TASK INSTRUCTIONS: Leaving out every picture, quote the data below exactly as it appears.
::: DATA :::
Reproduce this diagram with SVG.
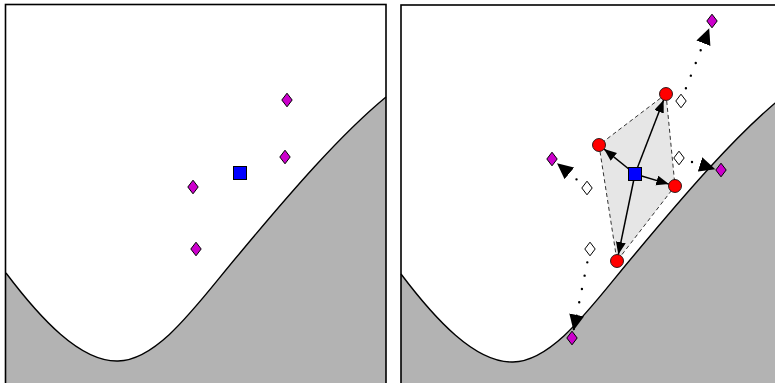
<svg xmlns="http://www.w3.org/2000/svg" xmlns:xlink="http://www.w3.org/1999/xlink" width="775" height="383" viewBox="0 0 775 383">
<style>
.ground{fill:#b3b3b3;stroke:none}
.curve{fill:none;stroke:#000;stroke-width:1.4}
.frame{fill:none;stroke:#000;stroke-width:1.6}
.mag{fill:#cc00cc;stroke:#000;stroke-width:1}
.wd{fill:#fff;stroke:#000;stroke-width:1}
.sq{fill:#0000ff;stroke:#000;stroke-width:1}
.rc{fill:#ff0000;stroke:#000;stroke-width:0.8}
.hull{fill:#e6e6e6;stroke:#333;stroke-width:1;stroke-dasharray:4 3}
.solid{stroke:#000;stroke-width:1.5;fill:none;marker-end:url(#ah)}
.dots{stroke:#000;stroke-width:2.4;stroke-linecap:round;stroke-dasharray:0 13.6;fill:none;marker-end:url(#big)}
</style>
<defs>
<path id="groundShape" d="M6,273 C40,318 80,362 118,361 C160,360 200,300 240,253 C290,193 340,135 386,97 L386,395 L6,395 Z"/>
<path id="curveShape" d="M6,273 C40,318 80,362 118,361 C160,360 200,300 240,253 C290,193 340,135 386,97"/>
<path id="dia" d="M0,-6.8 L5.2,0 L0,6.8 L-5.2,0 Z"/>
<marker id="ah" markerUnits="userSpaceOnUse" markerWidth="14" markerHeight="12" refX="12.5" refY="5" orient="auto">
<path d="M0,0 L12.5,5 L0,10 Z" fill="#000"/>
</marker>
<marker id="big" markerUnits="userSpaceOnUse" markerWidth="18" markerHeight="16" refX="16" refY="7.5" orient="auto">
<path d="M0,0 L16,7.5 L0,15 Z" fill="#000"/>
</marker>
</defs>

<g id="panel-left">
<use xlink:href="#groundShape" class="ground"/>
<use xlink:href="#curveShape" class="curve"/>
<rect class="frame" x="5.5" y="4.5" width="380.5" height="400"/>
</g>

<g id="panel-right">
<use xlink:href="#groundShape" class="ground" transform="translate(395,1)"/>
<use xlink:href="#curveShape" class="curve" transform="translate(395,1)"/>
<rect class="frame" x="401" y="5" width="400" height="400"/>
</g>

<g id="left-nodes">
<g id="l-d1"><use xlink:href="#dia" class="mag" x="287" y="100"/></g>
<g id="l-d2"><use xlink:href="#dia" class="mag" x="285" y="157"/></g>
<g id="l-d3"><use xlink:href="#dia" class="mag" x="193" y="187"/></g>
<g id="l-d4"><use xlink:href="#dia" class="mag" x="196" y="249"/></g>
<g id="l-sq"><rect class="sq" x="233.5" y="166.5" width="13" height="13"/></g>
</g>

<g id="hull"><polygon class="hull" points="666,94 675,186 617,261 599,145"/></g>

<g id="connectors">
<line class="dots" x1="681" y1="101" x2="709.2" y2="28.3"/>
<line class="dots" x1="679" y1="158" x2="715.3" y2="169.2"/>
<line class="dots" x1="587" y1="188" x2="557" y2="163.2"/>
<line class="dots" x1="590" y1="249" x2="573.5" y2="330.6"/>
<line class="solid" x1="635" y1="174" x2="663.6" y2="100.1"/>
<line class="solid" x1="635" y1="174" x2="604.1" y2="149.1"/>
<line class="solid" x1="635" y1="174" x2="668.8" y2="184.1"/>
<line class="solid" x1="635" y1="174" x2="618.3" y2="254.6"/>
</g>

<g id="right-nodes">
<g id="w1"><use xlink:href="#dia" class="wd" x="681" y="101"/></g>
<g id="w2"><use xlink:href="#dia" class="wd" x="679" y="158"/></g>
<g id="w3"><use xlink:href="#dia" class="wd" x="587" y="188"/></g>
<g id="w4"><use xlink:href="#dia" class="wd" x="590" y="249"/></g>
<g id="m1"><use xlink:href="#dia" class="mag" x="712" y="21"/></g>
<g id="m2"><use xlink:href="#dia" class="mag" x="721" y="170"/></g>
<g id="m3"><use xlink:href="#dia" class="mag" x="552" y="159"/></g>
<g id="m4"><use xlink:href="#dia" class="mag" x="572" y="338"/></g>
<g id="cA"><circle class="rc" cx="666" cy="94" r="6.5"/></g>
<g id="cB"><circle class="rc" cx="599" cy="145" r="6.5"/></g>
<g id="cC"><circle class="rc" cx="675" cy="186" r="6.5"/></g>
<g id="cD"><circle class="rc" cx="617" cy="261" r="6.5"/></g>
<g id="r-sq"><rect class="sq" x="628.5" y="167.5" width="13" height="13"/></g>
</g>
</svg>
:::
ANSWER FOR THIS EXERCISE:
Reproduce this diagram with SVG.
<svg xmlns="http://www.w3.org/2000/svg" xmlns:xlink="http://www.w3.org/1999/xlink" width="775" height="383" viewBox="0 0 775 383">
<style>
.ground{fill:#b3b3b3;stroke:none}
.curve{fill:none;stroke:#000;stroke-width:1.4}
.frame{fill:none;stroke:#000;stroke-width:1.6}
.mag{fill:#cc00cc;stroke:#000;stroke-width:1}
.wd{fill:#fff;stroke:#000;stroke-width:1}
.sq{fill:#0000ff;stroke:#000;stroke-width:1}
.rc{fill:#ff0000;stroke:#000;stroke-width:0.8}
.hull{fill:#e6e6e6;stroke:#333;stroke-width:1;stroke-dasharray:4 3}
.solid{stroke:#000;stroke-width:1.5;fill:none;marker-end:url(#ah)}
.dots{stroke:#000;stroke-width:2.4;stroke-linecap:round;stroke-dasharray:0 13.6;fill:none;marker-end:url(#big)}
</style>
<defs>
<path id="groundShape" d="M6,273 C40,318 80,362 118,361 C160,360 200,300 240,253 C290,193 340,135 386,97 L386,395 L6,395 Z"/>
<path id="curveShape" d="M6,273 C40,318 80,362 118,361 C160,360 200,300 240,253 C290,193 340,135 386,97"/>
<path id="dia" d="M0,-6.8 L5.2,0 L0,6.8 L-5.2,0 Z"/>
<marker id="ah" markerUnits="userSpaceOnUse" markerWidth="14" markerHeight="12" refX="12.5" refY="5" orient="auto">
<path d="M0,0 L12.5,5 L0,10 Z" fill="#000"/>
</marker>
<marker id="big" markerUnits="userSpaceOnUse" markerWidth="18" markerHeight="16" refX="16" refY="7.5" orient="auto">
<path d="M0,0 L16,7.5 L0,15 Z" fill="#000"/>
</marker>
</defs>

<g id="panel-left">
<use xlink:href="#groundShape" class="ground"/>
<use xlink:href="#curveShape" class="curve"/>
<rect class="frame" x="5.5" y="4.5" width="380.5" height="400"/>
</g>

<g id="panel-right">
<use xlink:href="#groundShape" class="ground" transform="translate(395,1)"/>
<use xlink:href="#curveShape" class="curve" transform="translate(395,1)"/>
<rect class="frame" x="401" y="5" width="400" height="400"/>
</g>

<g id="left-nodes">
<g id="l-d1"><use xlink:href="#dia" class="mag" x="287" y="100"/></g>
<g id="l-d2"><use xlink:href="#dia" class="mag" x="285" y="157"/></g>
<g id="l-d3"><use xlink:href="#dia" class="mag" x="193" y="187"/></g>
<g id="l-d4"><use xlink:href="#dia" class="mag" x="196" y="249"/></g>
<g id="l-sq"><rect class="sq" x="233.5" y="166.5" width="13" height="13"/></g>
</g>

<g id="hull"><polygon class="hull" points="666,94 675,186 617,261 599,145"/></g>

<g id="connectors">
<line class="dots" x1="681" y1="101" x2="709.2" y2="28.3"/>
<line class="dots" x1="679" y1="158" x2="715.3" y2="169.2"/>
<line class="dots" x1="587" y1="188" x2="557" y2="163.2"/>
<line class="dots" x1="590" y1="249" x2="573.5" y2="330.6"/>
<line class="solid" x1="635" y1="174" x2="663.6" y2="100.1"/>
<line class="solid" x1="635" y1="174" x2="604.1" y2="149.1"/>
<line class="solid" x1="635" y1="174" x2="668.8" y2="184.1"/>
<line class="solid" x1="635" y1="174" x2="618.3" y2="254.6"/>
</g>

<g id="right-nodes">
<g id="w1"><use xlink:href="#dia" class="wd" x="681" y="101"/></g>
<g id="w2"><use xlink:href="#dia" class="wd" x="679" y="158"/></g>
<g id="w3"><use xlink:href="#dia" class="wd" x="587" y="188"/></g>
<g id="w4"><use xlink:href="#dia" class="wd" x="590" y="249"/></g>
<g id="m1"><use xlink:href="#dia" class="mag" x="712" y="21"/></g>
<g id="m2"><use xlink:href="#dia" class="mag" x="721" y="170"/></g>
<g id="m3"><use xlink:href="#dia" class="mag" x="552" y="159"/></g>
<g id="m4"><use xlink:href="#dia" class="mag" x="572" y="338"/></g>
<g id="cA"><circle class="rc" cx="666" cy="94" r="6.5"/></g>
<g id="cB"><circle class="rc" cx="599" cy="145" r="6.5"/></g>
<g id="cC"><circle class="rc" cx="675" cy="186" r="6.5"/></g>
<g id="cD"><circle class="rc" cx="617" cy="261" r="6.5"/></g>
<g id="r-sq"><rect class="sq" x="628.5" y="167.5" width="13" height="13"/></g>
</g>
</svg>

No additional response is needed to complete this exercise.